■ The exercise:
What lies from the line containing "Clone this chart in Plotly." through the line containing "LBL = dict(family=FONT, size=20, color=TXT)"? Print exactly those lines, with both ends, and no others.

■ Data provided:
####################

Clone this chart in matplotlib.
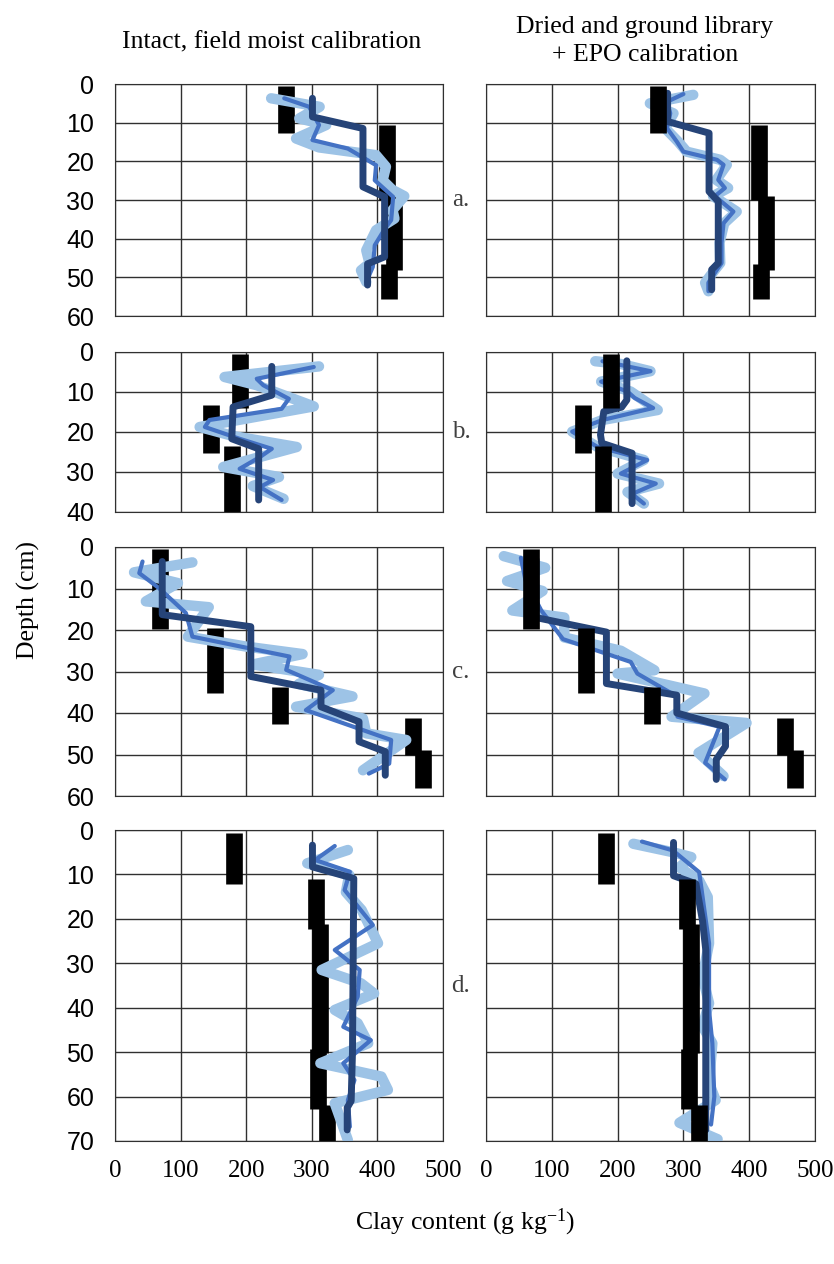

####################

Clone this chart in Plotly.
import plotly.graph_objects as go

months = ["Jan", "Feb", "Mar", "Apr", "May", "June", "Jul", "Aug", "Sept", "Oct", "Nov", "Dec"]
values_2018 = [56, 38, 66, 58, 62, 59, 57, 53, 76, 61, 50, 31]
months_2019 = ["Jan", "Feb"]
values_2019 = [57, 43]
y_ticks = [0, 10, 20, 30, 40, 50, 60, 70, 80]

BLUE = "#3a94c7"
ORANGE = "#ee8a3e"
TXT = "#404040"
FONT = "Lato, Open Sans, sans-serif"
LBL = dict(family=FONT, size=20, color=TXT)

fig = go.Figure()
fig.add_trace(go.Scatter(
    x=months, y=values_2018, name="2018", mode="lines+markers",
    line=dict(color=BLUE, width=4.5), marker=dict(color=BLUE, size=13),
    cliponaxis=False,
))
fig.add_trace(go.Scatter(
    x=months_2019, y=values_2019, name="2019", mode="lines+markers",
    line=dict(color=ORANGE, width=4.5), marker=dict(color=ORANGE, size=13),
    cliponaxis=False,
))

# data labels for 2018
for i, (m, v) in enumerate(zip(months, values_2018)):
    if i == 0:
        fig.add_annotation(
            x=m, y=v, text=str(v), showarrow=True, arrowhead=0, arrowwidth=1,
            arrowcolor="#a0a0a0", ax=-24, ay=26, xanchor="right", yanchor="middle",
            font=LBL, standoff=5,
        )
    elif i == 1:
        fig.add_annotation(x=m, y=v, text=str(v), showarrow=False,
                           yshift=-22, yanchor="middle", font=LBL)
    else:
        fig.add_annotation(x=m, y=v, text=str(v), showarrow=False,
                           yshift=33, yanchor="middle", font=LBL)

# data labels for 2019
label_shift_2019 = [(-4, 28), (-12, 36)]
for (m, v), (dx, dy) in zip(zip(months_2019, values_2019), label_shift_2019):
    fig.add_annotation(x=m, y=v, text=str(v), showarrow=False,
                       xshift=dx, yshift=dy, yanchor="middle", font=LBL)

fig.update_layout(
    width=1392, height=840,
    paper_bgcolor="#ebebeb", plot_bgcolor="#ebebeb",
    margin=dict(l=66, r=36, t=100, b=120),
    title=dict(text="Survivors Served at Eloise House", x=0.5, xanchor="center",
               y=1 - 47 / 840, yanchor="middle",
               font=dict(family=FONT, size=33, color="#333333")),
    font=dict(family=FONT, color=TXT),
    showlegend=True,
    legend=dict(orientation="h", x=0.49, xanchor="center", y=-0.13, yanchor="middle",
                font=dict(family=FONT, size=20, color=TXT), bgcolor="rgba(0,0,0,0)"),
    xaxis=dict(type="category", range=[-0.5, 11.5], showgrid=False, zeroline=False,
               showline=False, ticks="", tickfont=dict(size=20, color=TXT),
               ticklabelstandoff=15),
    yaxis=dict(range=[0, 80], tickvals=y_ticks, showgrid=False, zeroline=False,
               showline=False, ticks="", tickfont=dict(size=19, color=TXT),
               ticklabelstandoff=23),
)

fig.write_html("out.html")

####################

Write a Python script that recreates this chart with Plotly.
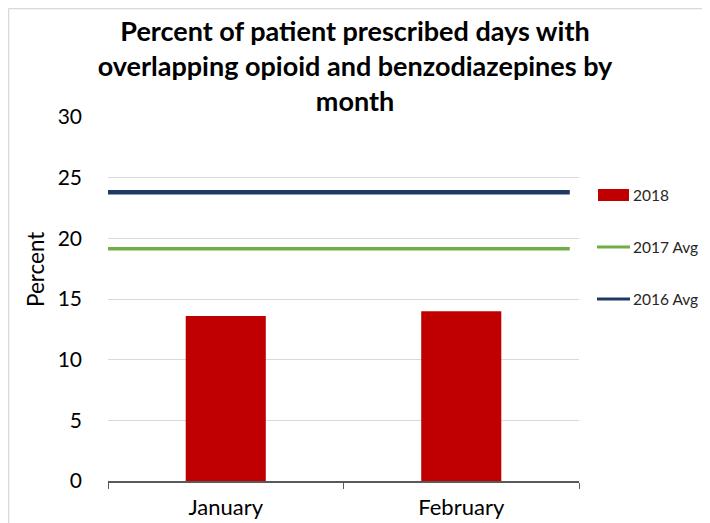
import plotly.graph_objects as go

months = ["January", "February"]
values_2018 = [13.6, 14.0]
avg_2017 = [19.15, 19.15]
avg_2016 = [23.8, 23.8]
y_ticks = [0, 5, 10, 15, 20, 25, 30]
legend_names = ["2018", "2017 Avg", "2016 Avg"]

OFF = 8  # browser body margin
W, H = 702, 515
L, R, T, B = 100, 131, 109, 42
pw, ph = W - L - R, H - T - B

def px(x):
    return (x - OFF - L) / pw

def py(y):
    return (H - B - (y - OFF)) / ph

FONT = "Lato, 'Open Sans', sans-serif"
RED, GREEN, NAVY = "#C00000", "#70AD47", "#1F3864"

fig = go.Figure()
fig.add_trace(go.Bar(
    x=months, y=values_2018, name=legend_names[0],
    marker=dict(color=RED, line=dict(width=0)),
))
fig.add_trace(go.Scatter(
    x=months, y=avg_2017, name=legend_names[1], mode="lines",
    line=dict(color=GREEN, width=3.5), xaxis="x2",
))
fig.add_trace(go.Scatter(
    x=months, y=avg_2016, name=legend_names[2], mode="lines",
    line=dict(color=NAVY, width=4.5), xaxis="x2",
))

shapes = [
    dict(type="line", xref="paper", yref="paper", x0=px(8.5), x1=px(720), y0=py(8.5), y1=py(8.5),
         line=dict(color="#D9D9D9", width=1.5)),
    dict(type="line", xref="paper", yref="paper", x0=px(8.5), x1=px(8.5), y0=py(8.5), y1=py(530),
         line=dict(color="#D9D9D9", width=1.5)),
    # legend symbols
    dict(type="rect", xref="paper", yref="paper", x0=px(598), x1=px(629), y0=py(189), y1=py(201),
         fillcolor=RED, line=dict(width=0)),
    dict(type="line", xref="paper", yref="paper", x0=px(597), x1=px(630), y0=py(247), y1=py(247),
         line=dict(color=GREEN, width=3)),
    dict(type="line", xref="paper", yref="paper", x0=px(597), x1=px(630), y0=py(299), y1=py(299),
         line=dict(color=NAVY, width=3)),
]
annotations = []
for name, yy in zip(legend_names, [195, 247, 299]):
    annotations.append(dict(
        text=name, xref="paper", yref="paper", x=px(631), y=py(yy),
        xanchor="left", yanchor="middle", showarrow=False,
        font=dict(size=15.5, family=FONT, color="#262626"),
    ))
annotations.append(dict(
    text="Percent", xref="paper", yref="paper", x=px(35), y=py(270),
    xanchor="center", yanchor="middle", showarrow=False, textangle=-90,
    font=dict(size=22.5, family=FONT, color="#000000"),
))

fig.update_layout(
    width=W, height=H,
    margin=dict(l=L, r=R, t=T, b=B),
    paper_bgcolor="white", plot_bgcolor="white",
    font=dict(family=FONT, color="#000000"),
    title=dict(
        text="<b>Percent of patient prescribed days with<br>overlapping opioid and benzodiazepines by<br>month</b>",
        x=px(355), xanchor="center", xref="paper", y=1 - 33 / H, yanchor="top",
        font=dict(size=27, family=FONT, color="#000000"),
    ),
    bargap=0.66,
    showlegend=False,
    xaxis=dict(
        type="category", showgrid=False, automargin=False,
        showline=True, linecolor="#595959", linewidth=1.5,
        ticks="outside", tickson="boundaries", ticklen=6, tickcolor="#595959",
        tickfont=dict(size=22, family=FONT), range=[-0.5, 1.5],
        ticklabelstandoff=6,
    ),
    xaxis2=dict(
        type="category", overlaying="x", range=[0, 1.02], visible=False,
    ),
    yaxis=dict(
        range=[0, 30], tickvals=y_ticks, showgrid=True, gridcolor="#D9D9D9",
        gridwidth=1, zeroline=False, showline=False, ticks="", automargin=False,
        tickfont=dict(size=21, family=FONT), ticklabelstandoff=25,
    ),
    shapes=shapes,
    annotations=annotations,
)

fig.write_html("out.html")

####################

■ The output:
Clone this chart in Plotly.
import plotly.graph_objects as go

months = ["Jan", "Feb", "Mar", "Apr", "May", "June", "Jul", "Aug", "Sept", "Oct", "Nov", "Dec"]
values_2018 = [56, 38, 66, 58, 62, 59, 57, 53, 76, 61, 50, 31]
months_2019 = ["Jan", "Feb"]
values_2019 = [57, 43]
y_ticks = [0, 10, 20, 30, 40, 50, 60, 70, 80]

BLUE = "#3a94c7"
ORANGE = "#ee8a3e"
TXT = "#404040"
FONT = "Lato, Open Sans, sans-serif"
LBL = dict(family=FONT, size=20, color=TXT)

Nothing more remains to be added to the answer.